3. If you have some idea of what kinds of units to expect do some analysis and research in the manuals to see how units compare.

I knew that he was going to have some tough tanks with him, but I didn’t realize they could outrange my guns. So in order to defeat his T-34s I would have to close in, taking opp fire, and engage. In our initial engagement I tried to handle his opp fire by offering PzIIs up for sacrifice. Once his opp fire was expended on them I would then move up my other tanks to try and engage. I was still engaging from too far away. I needed to see the white of their eyes before firing if I wanted to get good kills.

We had a good battle in the south, but I deviated from my plan and started reacting to his KVs instead of focusing on the victory requirements of the mission. So I detailed 2 Pz coys to head north and meet his KVs when they came out of the woods and took them out of the picture of helping secure my hold of the center of the map and pushing further east to possibly capture the other 2 victory locations. I could have detailed a platoon to screen the north while the rest of my force concentrated in the middle to meet his main thrust. Instead he was able to defeat my counterattacks in the center in turn instead having them hit him at the same time.

More lessons learned:

4. Another lesson was related to the game interface. You can control the opp fire of your units, setting what they will fire on and at what range. This will stop your tanks from wasting shots on infantry when you want them to shoot at other armor. I wondered about it, but didn’t figure out how it was done until the game was effectively over.
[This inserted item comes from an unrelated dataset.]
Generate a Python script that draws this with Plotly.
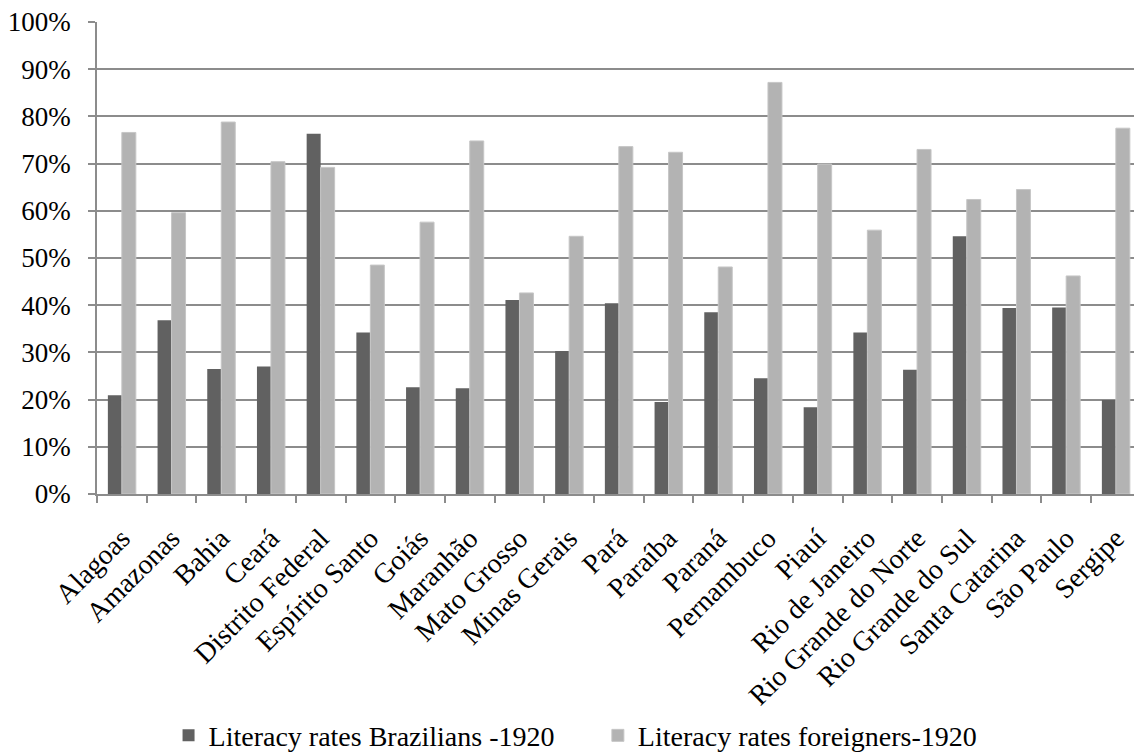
import plotly.graph_objects as go

states = [
    "Alagoas", "Amazonas", "Bahia", "Ceará", "Distrito Federal",
    "Espírito Santo", "Goiás", "Maranhão", "Mato Grosso", "Minas Gerais",
    "Pará", "Paraíba", "Paraná", "Pernambuco", "Piauí", "Rio de Janeiro",
    "Rio Grande do Norte", "Rio Grande do Sul", "Santa Catarina",
    "São Paulo", "Sergipe",
]

brazilians_1920 = [
    20.9, 36.8, 26.5, 27.0, 76.3, 34.2, 22.6, 22.4, 41.1, 30.3, 40.4,
    19.5, 38.5, 24.5, 18.4, 34.2, 26.3, 54.6, 39.4, 39.5, 19.9,
]

foreigners_1920 = [
    76.6, 59.6, 78.8, 70.4, 69.2, 48.5, 57.6, 74.8, 42.6, 54.6, 73.6,
    72.4, 48.1, 87.2, 69.9, 55.9, 73.0, 62.4, 64.5, 46.2, 77.5,
]

y_ticks = list(range(0, 101, 10))
y_tick_labels = [f"{v}%" for v in y_ticks]

FONT = "Liberation Serif"
GRID = "#8c8c8c"

fig = go.Figure()
fig.add_trace(go.Bar(
    x=states, y=brazilians_1920,
    name="Literacy rates Brazilians -1920",
    marker=dict(color="#616161", line=dict(width=0)),
    legend="legend",
))
fig.add_trace(go.Bar(
    x=states, y=foreigners_1920,
    name="Literacy rates foreigners-1920",
    marker=dict(color="#b3b3b3", line=dict(width=1, color="#c6c6c6")),
    legend="legend2",
))

legend_common = dict(
    orientation="h",
    font=dict(family=FONT, size=28, color="#000000"),
    bgcolor="rgba(0,0,0,0)",
    borderwidth=0,
    yref="paper",
    yanchor="middle",
    y=-0.512,
    xanchor="left",
    itemwidth=30,
)

fig.update_layout(
    width=1134,
    height=753,
    margin=dict(l=97, r=0, t=22, b=259, autoexpand=False),
    paper_bgcolor="white",
    plot_bgcolor="white",
    barmode="group",
    bargap=0.437,
    bargroupgap=0,
    font=dict(family=FONT, size=28, color="#000000"),
    showlegend=True,
    legend=dict(legend_common, x=0.069),
    legend2=dict(legend_common, x=0.483),
    xaxis=dict(
        type="category",
        range=[-0.5, 20.365],
        automargin=False,
        tickson="boundaries",
        ticks="outside",
        ticklen=7,
        tickwidth=1.5,
        tickcolor=GRID,
        tickangle=-45,
        ticklabelstandoff=15,
        tickfont=dict(family=FONT, size=28, color="#000000"),
        showline=True,
        linecolor=GRID,
        linewidth=1.5,
        showgrid=False,
        fixedrange=True,
    ),
    yaxis=dict(
        range=[0, 100],
        automargin=False,
        tickvals=y_ticks,
        ticktext=y_tick_labels,
        ticks="outside",
        ticklen=7,
        tickwidth=1.5,
        tickcolor=GRID,
        ticklabelstandoff=12,
        tickfont=dict(family=FONT, size=27, color="#000000"),
        showline=True,
        linecolor=GRID,
        linewidth=1.5,
        showgrid=True,
        gridcolor=GRID,
        gridwidth=1.5,
        zeroline=False,
        fixedrange=True,
    ),
)

fig.write_html("out.html")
5. Leaders only effect units that are subordinate to them, so check to make sure leaders are in the right place.

6. Study up in the manual on HQs and supply and how they work. I’m not sure I utilized them properly.

7. Be careful with stacking. I tended to move my units as company size elements, with the occasional platoon venturing out on its own to draw opp fire. There were some times where I lost a large number of tanks in single attacks because of that.

Overall, even though it ended in defeat for my regiment with them straggling back west towards Borisov it was a very fun game, and I am looking forward to playing more and learning. My main objectives this round were to get some experience in, and learn some of the interface.